The other side at the time, embodied by the special counsel Kenneth Starr, was so awful. Starr's censorious Republican Party seemed to pose much more of a threat to women's interests than Clinton's libertinism did.

Today, the Trump-Pence ticket looks even worse. Trump, credibly accused of rape and a confessed grabber of women's genitalia, and Pence, who will not dine alone with a woman other than his wife (whom he calls "Mother"), combine both Starr's and Clinton's belief systems, offering voters in one ticket the full spectrum of misogyny. Biden, that relic of the good-old-boy Senate years, seems positively benign by comparison.

But even that probably would not be enough to make me abandon the claims of justice and vote for him in face of credible accusations of sexual assault.
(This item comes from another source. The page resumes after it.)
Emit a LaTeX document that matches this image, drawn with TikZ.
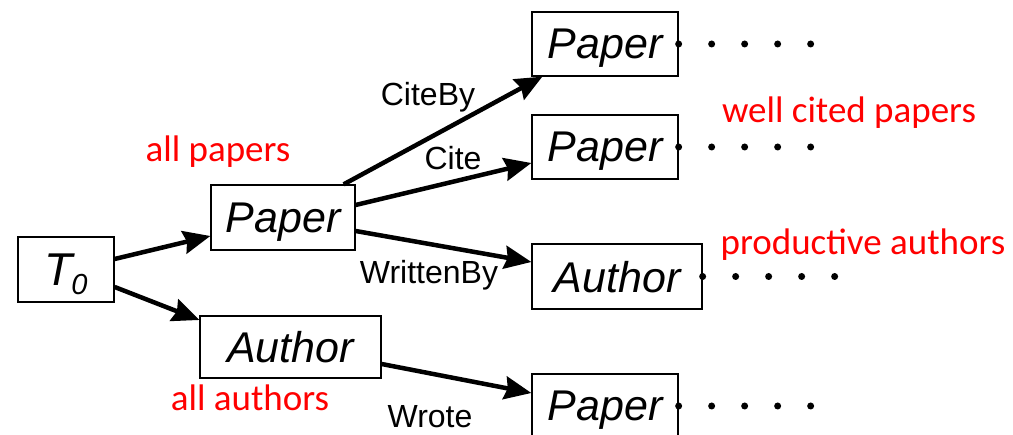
\documentclass[tikz,border=0pt]{standalone}
\usepackage{fontspec}
\setmainfont{Liberation Sans}
\newfontfamily\notefont{Carlito}
\usetikzlibrary{arrows.meta}

\tikzset{
  box/.style = {draw, line width=1.3pt, inner sep=0pt, minimum height=64pt, text depth=0pt,
                font=\fontsize{43}{43}\selectfont\itshape},
  rel/.style = {font=\fontsize{32}{32}\selectfont},
  note/.style = {text=red, font=\fontsize{37}{37}\notefont},
  arr/.style = {-{Stealth[length=27pt, width=23pt, inset=3pt]}, line width=4.5pt},
}

\begin{document}
\begin{tikzpicture}[x=1pt, y=-1pt]
            \clip (0,0) rectangle (1013,435);

            \node[box, minimum width=96pt, minimum height=65pt] (t0) at (66,269.5)
                {\fontsize{46}{46}\selectfont T\kern-1pt\raisebox{-9pt}{\fontsize{29}{29}\selectfont 0}};
            \node[box, minimum width=144pt, minimum height=65pt] (pm) at (283,217.5) {Paper};
            \node[box, minimum width=181pt, minimum height=62pt] (al) at (290.5,347) {Author};
            \node[box, minimum width=146pt] (p1) at (605,44) {Paper};
            \node[box, minimum width=146pt] (p2) at (605,147) {Paper};
            \node[box, minimum width=170pt, minimum height=65pt] (ar) at (617,276.5) {Author};
            \node[box, minimum width=146pt] (p4) at (605,406) {Paper};

            \foreach \i/\xa/\ya/\j/\xb/\yb in {
            t0.east/0/10.5/pm.west/0/-18.5,
            t0.east/0/-17.5/al.west/0/27,
            pm.north east/-12/0/p1.south west/11/0,
            pm.east/0/12.5/p2.west/0/-16,
            pm.east/0/-13.5/ar.west/0/14.5,
            al.east/0/-17/p4.west/0/13
            }{\draw[arr] ([xshift=\xa pt, yshift=\ya pt]\i) -- ([xshift=\xb pt, yshift=\yb pt]\j);}

            \foreach \n in {p1,p2,ar,p4}{
              \foreach \k in {0,...,4}{\fill (\n.east) ++(\k*33,0) circle (3.5pt);}
            }

            \node[rel] (citeby) at (428,97) {CiteBy};
            \node[rel] (cite) at (453,158) {Cite};
            \node[rel] (writtenby) at (429,275) {WrittenBy};
            \node[rel] (wrote) at (430,417) {Wrote};

            \node[note] (allpapers) at (218,152) {all papers};
            \node[note] (allauthors) at (250,398) {all authors};
            \node[note] (wellcited) at (849,113) {well cited papers};
            \node[note] (productive) at (863,245) {productive authors};
        \end{tikzpicture}
\end{document}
Fortunately for my sanity, there's more.

Once again, philosophy offers an answer to my quest for justice. Philosophers for at least three centuries have known that there can be no call to justice in a situation of extreme scarcity. David Hume, who originated the analysis, suggested that nobody can be expected to behave justly when trying to survive a shipwreck. The great modern philosopher John Rawls called moderate scarcity, or the absence of extreme scarcity, one of the "circumstances of justice."

The Trump administration, and the Republican Party that he represents, are unassailably the political equivalent of Hume's shipwreck. Offering only hatred, rejecting facts, refusing accountability, they represent the wreckage of the American ship of state. We knew that before 70,000 Americans died of COVID-19 in a spectacle of villainy and incompetence, but when you are faced with a distasteful moral choice, it can be useful to be reminded of the immensity of the stakes in making that choice.

It may not be just, but I'm swimming away from Trump's sinking ship as hard as I can. If I have to, I'll vote for Biden. I hope I'm not going to drown anyway.

Linda Hirshman is the author, most recently, of "Reckoning: The Epic Battle Against Sexual Abuse and Harassment." She wrote this article for the New York Times.